Each line from the beginning of the data below through the line containing "import pandas as pd" should be repeated exactly, please.

◆ ◆ ◆ ◆ ◆ ◆ ◆

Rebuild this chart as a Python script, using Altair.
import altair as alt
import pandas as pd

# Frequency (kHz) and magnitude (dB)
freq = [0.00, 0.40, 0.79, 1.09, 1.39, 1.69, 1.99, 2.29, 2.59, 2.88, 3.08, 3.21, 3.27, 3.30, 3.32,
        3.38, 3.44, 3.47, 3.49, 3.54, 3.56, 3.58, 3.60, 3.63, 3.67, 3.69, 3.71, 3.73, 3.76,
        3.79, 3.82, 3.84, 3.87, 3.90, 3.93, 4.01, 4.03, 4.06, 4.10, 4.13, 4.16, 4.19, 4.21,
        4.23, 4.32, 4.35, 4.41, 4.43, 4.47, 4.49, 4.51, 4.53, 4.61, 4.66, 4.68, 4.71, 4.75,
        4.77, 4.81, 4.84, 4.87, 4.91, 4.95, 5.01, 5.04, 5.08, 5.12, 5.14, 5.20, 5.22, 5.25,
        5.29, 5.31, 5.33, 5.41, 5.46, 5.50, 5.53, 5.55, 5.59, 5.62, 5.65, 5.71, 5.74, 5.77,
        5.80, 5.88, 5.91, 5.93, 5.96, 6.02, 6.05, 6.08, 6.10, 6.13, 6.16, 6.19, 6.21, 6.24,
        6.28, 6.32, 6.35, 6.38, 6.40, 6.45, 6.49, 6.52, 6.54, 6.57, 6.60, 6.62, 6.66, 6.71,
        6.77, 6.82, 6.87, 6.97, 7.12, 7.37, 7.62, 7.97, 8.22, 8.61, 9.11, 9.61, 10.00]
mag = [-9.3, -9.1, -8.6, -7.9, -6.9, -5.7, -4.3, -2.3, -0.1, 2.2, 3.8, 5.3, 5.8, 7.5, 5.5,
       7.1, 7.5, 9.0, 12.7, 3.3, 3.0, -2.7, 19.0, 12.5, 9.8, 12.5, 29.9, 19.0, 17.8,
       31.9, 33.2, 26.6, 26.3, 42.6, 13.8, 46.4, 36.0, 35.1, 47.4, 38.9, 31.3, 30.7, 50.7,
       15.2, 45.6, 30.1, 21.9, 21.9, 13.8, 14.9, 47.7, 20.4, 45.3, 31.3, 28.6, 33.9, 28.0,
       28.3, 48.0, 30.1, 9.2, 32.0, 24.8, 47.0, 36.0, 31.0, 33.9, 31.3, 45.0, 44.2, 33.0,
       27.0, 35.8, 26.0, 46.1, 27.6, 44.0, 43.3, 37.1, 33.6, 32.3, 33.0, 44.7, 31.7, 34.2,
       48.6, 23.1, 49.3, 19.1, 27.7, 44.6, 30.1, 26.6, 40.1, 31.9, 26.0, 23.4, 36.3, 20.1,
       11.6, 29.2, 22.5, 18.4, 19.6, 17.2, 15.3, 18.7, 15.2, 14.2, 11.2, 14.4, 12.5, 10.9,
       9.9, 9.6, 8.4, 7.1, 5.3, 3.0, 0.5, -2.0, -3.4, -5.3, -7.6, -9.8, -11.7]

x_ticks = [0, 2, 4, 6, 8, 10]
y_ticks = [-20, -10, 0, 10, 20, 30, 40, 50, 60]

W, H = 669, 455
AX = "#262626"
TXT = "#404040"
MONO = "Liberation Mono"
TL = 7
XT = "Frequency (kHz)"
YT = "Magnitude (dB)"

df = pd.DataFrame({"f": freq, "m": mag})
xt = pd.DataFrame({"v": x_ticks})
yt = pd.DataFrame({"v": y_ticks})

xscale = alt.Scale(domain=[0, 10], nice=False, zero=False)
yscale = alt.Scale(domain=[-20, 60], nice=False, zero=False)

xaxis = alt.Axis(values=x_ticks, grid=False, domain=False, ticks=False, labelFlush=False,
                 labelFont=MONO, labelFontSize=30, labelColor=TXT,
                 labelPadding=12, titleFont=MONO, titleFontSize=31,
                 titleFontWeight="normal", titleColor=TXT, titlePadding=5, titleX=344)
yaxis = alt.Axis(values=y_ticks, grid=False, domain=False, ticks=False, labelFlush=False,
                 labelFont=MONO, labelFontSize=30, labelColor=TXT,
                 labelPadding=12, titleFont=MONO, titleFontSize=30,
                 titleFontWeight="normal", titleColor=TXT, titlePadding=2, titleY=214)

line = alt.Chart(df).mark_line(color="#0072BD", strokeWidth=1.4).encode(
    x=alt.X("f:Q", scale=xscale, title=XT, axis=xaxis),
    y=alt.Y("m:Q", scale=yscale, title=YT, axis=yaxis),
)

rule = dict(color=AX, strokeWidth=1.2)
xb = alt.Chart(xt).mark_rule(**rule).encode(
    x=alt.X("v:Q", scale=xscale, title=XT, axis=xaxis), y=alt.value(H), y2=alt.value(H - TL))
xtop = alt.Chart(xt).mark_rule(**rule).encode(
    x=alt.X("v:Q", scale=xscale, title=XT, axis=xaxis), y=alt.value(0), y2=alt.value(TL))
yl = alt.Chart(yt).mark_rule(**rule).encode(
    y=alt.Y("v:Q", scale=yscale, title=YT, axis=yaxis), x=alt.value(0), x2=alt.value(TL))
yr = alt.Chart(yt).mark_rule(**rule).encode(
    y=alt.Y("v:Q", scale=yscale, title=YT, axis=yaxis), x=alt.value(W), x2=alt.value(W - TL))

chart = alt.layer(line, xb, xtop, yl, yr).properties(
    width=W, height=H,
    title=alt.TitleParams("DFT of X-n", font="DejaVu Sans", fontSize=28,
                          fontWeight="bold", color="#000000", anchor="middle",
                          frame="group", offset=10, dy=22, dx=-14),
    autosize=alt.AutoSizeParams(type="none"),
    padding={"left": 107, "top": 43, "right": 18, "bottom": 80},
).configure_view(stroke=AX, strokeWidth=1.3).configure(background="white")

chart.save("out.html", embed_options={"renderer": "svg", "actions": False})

◆ ◆ ◆ ◆ ◆ ◆ ◆

Output of the task:
Rebuild this chart as a Python script, using Altair.
import altair as alt
import pandas as pd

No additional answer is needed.